Every line that holds the string "this" is to be identified and copied.

[start]

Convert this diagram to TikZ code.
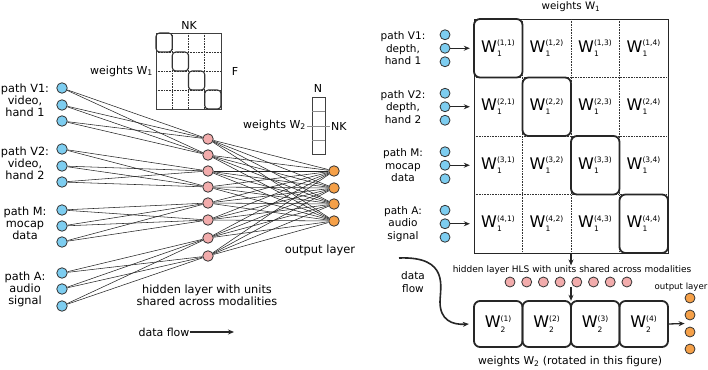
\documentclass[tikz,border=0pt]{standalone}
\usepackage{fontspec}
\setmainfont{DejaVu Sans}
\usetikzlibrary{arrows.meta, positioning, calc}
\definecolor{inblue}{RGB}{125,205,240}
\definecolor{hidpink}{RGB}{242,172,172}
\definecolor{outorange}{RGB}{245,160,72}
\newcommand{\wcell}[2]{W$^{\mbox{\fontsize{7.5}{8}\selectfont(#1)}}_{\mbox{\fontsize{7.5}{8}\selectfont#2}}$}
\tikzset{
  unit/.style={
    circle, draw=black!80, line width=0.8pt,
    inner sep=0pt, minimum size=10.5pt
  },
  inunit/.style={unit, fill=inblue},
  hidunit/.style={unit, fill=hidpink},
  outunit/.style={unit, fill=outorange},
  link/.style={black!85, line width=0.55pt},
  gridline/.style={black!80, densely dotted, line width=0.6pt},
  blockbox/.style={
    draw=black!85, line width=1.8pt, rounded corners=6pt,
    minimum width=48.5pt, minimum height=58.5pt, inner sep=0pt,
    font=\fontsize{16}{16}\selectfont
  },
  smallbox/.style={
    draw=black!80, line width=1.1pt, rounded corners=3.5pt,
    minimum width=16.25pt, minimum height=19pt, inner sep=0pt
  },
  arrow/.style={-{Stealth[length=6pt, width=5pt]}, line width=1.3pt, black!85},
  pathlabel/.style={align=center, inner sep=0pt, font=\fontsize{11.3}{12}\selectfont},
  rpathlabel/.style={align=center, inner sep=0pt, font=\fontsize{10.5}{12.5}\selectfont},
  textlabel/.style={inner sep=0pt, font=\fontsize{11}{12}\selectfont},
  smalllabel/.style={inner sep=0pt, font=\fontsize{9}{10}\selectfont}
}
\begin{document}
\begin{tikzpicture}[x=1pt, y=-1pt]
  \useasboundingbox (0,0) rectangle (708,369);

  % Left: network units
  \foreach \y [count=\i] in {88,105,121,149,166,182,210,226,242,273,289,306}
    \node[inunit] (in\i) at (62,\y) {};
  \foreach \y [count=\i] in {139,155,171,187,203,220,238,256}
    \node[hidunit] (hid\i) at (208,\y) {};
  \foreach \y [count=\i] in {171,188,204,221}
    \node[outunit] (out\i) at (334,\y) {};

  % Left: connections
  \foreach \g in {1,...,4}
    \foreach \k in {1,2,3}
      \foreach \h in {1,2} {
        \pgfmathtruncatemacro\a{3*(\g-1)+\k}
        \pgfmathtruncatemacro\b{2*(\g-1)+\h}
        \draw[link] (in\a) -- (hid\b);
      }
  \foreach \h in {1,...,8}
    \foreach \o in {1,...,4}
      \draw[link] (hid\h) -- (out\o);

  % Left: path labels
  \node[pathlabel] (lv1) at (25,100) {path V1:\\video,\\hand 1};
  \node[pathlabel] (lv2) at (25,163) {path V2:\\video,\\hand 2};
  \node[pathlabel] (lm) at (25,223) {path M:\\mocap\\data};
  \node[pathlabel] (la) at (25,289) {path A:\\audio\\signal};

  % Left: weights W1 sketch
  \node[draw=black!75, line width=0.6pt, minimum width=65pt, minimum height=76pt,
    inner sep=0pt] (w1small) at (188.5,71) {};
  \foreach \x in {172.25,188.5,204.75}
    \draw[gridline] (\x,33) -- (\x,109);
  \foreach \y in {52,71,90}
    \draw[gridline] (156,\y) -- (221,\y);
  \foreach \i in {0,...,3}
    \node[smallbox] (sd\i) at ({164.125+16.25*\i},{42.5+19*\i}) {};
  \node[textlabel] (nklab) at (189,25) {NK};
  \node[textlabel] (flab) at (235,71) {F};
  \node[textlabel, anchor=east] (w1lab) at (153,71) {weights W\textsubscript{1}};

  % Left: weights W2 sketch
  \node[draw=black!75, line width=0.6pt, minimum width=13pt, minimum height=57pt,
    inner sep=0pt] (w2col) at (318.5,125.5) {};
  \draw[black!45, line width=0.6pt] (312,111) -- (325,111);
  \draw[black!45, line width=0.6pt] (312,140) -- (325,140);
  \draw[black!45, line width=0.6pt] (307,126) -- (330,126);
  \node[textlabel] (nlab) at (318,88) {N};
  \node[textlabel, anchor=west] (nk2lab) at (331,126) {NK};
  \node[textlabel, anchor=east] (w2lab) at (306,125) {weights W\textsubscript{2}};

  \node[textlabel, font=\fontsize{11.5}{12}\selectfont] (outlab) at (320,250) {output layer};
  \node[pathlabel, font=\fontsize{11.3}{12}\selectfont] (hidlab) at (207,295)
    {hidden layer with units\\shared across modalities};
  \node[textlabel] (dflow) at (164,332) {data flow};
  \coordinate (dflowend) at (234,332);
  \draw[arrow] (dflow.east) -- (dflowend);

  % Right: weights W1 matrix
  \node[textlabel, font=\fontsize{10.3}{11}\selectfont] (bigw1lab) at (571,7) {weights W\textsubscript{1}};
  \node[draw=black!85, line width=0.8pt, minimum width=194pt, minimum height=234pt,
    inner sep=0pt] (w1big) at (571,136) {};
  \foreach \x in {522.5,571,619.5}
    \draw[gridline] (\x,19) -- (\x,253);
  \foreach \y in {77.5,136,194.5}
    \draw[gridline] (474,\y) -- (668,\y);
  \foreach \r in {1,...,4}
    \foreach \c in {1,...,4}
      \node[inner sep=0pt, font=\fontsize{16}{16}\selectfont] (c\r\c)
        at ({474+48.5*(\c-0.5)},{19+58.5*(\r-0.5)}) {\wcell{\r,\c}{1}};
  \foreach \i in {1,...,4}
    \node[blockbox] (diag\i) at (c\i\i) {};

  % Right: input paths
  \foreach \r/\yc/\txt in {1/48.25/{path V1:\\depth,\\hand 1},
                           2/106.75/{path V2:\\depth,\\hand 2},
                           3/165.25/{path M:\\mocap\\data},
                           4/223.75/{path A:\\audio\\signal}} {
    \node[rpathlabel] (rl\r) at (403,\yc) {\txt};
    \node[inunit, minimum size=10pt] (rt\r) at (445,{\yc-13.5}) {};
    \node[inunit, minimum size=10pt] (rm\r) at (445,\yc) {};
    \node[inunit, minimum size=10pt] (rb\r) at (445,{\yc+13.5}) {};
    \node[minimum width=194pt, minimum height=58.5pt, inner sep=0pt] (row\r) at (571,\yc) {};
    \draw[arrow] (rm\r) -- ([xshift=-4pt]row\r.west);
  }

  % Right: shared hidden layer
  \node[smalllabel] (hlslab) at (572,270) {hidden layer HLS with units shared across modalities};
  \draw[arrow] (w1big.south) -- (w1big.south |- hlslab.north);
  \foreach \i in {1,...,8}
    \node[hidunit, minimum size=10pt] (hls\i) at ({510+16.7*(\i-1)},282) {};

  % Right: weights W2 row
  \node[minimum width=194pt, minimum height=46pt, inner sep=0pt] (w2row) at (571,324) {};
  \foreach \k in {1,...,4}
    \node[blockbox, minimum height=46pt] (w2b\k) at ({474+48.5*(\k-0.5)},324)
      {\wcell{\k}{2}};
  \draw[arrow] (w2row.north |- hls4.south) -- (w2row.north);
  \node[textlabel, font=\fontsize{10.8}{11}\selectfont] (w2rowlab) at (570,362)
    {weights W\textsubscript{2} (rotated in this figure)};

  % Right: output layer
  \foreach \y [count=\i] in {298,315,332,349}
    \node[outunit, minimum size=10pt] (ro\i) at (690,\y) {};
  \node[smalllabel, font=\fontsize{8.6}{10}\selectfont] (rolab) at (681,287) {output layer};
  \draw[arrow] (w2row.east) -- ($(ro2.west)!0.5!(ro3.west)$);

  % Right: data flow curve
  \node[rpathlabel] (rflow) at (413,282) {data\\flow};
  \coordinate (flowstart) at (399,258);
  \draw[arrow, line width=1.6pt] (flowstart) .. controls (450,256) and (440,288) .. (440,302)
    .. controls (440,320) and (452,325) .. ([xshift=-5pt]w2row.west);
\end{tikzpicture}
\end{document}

[end]

_Exercise response_.
Convert this diagram to TikZ code.
    {weights W\textsubscript{2} (rotated in this figure)};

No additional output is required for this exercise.